An uncommonly resonant sports drama in which a talented yet troubled gymnast comes to terms with a turbulent past, “White Palms” proves a distinctive and absorbing third feature by Szabolcs Hajdu, working from autobiographical elements involving his brother — and pic’s star — Miklos Zoltan Hajdu. With its universal themes of ambition, dislocation and achievement, pic deftly balances arthouse ambitions with commercial in such a way that both fests and distribs will be equally enthused.
Story opens with the arrival in 2001 Calgary of Miklos Dongo (Miklos Zoltan Hajdu), a broodingly handsome Olympic gymnast who’s been hired to coach Canadian hopefuls at the Altadore Gymnastic Club.
As he settles in, athlete remembers his brutal early 1980s Hungarian training regimen under diabolical coach Puma (Gheorghe Dinica ) and the pressure to perform exerted by his enthusiastic but insensitive parents (Oana Pellea, Andor Lukats). Young gymnast Orion Radies limns the role of Miklos during these nearly wordless and hypnotic workouts, reminiscent of the tough physical obstacle course in Claire Denis’ “Beau Travail.”

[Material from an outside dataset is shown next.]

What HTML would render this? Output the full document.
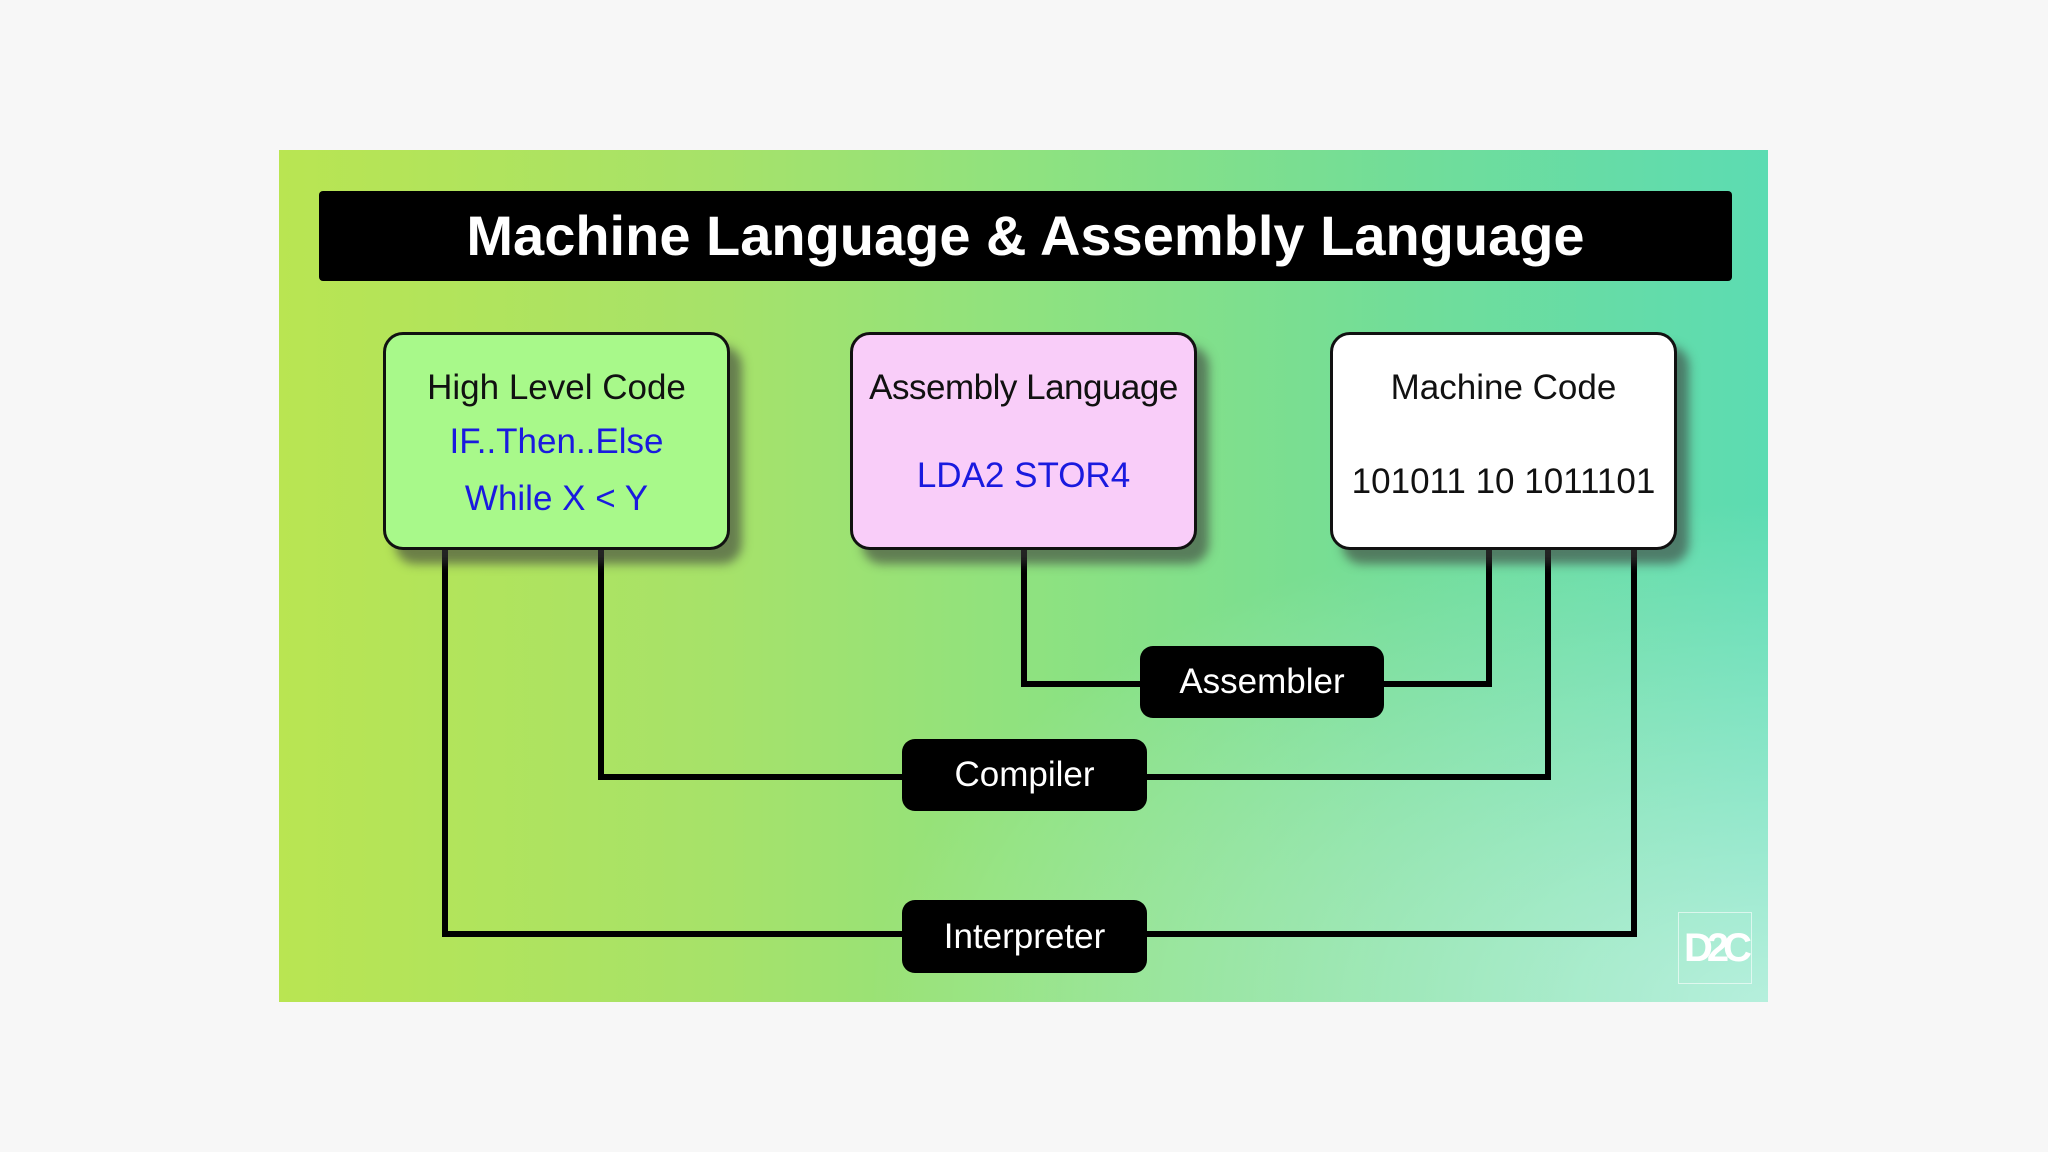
<!DOCTYPE html>
<html><head><meta charset="utf-8"><style>
body{margin:0;width:2048px;height:1152px;background:#f7f7f7;position:relative;overflow:hidden;font-family:"Liberation Sans",sans-serif}
#panel{position:absolute;left:279px;top:150px;width:1489px;height:852px;background:linear-gradient(90deg,#b9e552 0%,#a6e26a 30%,#8fe27f 50%,#72dd98 75%,#5cdcb2 100%);overflow:hidden}
#panel:after{content:"";position:absolute;inset:0;background:radial-gradient(ellipse 900px 500px at 100% 100%,rgba(255,255,255,.55),rgba(255,255,255,0) 100%)}
.title{position:absolute;left:319px;top:191px;width:1413px;height:90px;background:#000;border-radius:4px;color:#fff;font-weight:bold;font-size:56px;text-align:center;line-height:90px;z-index:2}
.box{position:absolute;top:332px;width:341px;height:212px;border:3px solid #111;border-radius:20px;box-shadow:12px 14px 10px rgba(60,60,60,.6);z-index:3;text-align:center;font-size:35px;color:#111}
.box div{position:absolute;left:0;right:0;line-height:40px}
.blue{color:#1a1adf}
.pill{position:absolute;background:#000;color:#fff;border-radius:13px;font-size:35px;text-align:center;z-index:3}
svg{position:absolute;left:0;top:0;z-index:2}
</style></head><body>
<div id="panel"></div>
<div class="title">Machine Language &amp; Assembly Language</div>
<svg width="2048" height="1152"><g fill="none" stroke="#000" stroke-width="6">
<polyline points="445,550 445,934 910,934"/>
<polyline points="601,550 601,777 910,777"/>
<polyline points="1024,550 1024,684 1150,684"/>
<polyline points="1489,550 1489,684 1380,684"/>
<polyline points="1548,550 1548,777 1140,777"/>
<polyline points="1634,550 1634,934 1140,934"/>
</g></svg>
<div class="box" style="left:383px;background:#a8f98a"><div style="top:33px">High Level Code</div><div class="blue" style="top:87px">IF..Then..Else</div><div class="blue" style="top:144px">While X &lt; Y</div></div>
<div class="box" style="left:850px;background:#f9cdf9"><div style="top:33px;letter-spacing:-0.5px">Assembly Language</div><div class="blue" style="top:121px">LDA2 STOR4</div></div>
<div class="box" style="left:1330px;background:#fff"><div style="top:33px">Machine Code</div><div style="top:127px">101011 10 1011101</div></div>
<div class="pill" style="left:1140px;top:646px;width:244px;height:72px;line-height:72px">Assembler</div>
<div class="pill" style="left:902px;top:739px;width:245px;height:72px;line-height:72px">Compiler</div>
<div class="pill" style="left:902px;top:900px;width:245px;height:73px;line-height:73px">Interpreter</div>
<div style="position:absolute;left:1678px;top:912px;width:72px;height:70px;border:1px solid rgba(255,255,255,.6);z-index:3;color:#fff;font-weight:bold;font-size:40px;line-height:70px;text-align:center;letter-spacing:-6px">D2C</div>
</body></html>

Back in Canada, Miklos strikes one of the athletes and, as punishment, he is assigned to coach the moody but immensely talented Kyle Manjak (real-life Olympic medalist Kyle Shewfelt). At first confrontational, their relationship deepens to a friendship that is tested when they face off on the apparatus during a Hungarian World Championship match.
This climactic sequence is intercut with the earlier adventures of Miklos (now played by Radies’ older brother Silas), who runs away from home to join Russian acrobats in a traveling circus when he is 15.
Following the contempo meet, the adult Miklos returns to Las Vegas to resume his work as part of a Cirque du Soleil troupe.
An online synopsis suggests that at one time this story was envisioned as a linear narrative. Yet it’s difficult now to imagine pic in any form save its current, exhilaratingly fluid blending of past and recent present. Images from across the years follow one another with logical progression, though auds primed for a easily digestible story of winners and losers will have to concentrate to sort out the eras.
Though he told a Budapest aud he doesn’t think he’ll star in another film, Hajdu’s an easygoing natural with a sculpted physique who has a promising thesping future should he so choose. Romanian vet Dinica (“Philanthropy”) is aces as the crafty and sadistic Puma, with the Radies brothers exhibiting eloquent dignity in the face of his cruelty. Shewfelt’s canny mix of ego and affability rounds out the fine cast.
Tech package is first-rate, led by dazzling montage of Peter Politzer and Monika Esztan’s perceptive period production design. “White Palms” was a late-fest revelation at recently-concluded Hungarian Film Week in Budapest, copping prizes for editing, producer, director and, ex aequo, cinematography and the coveted Gene Moskowitz Critics’ Prize.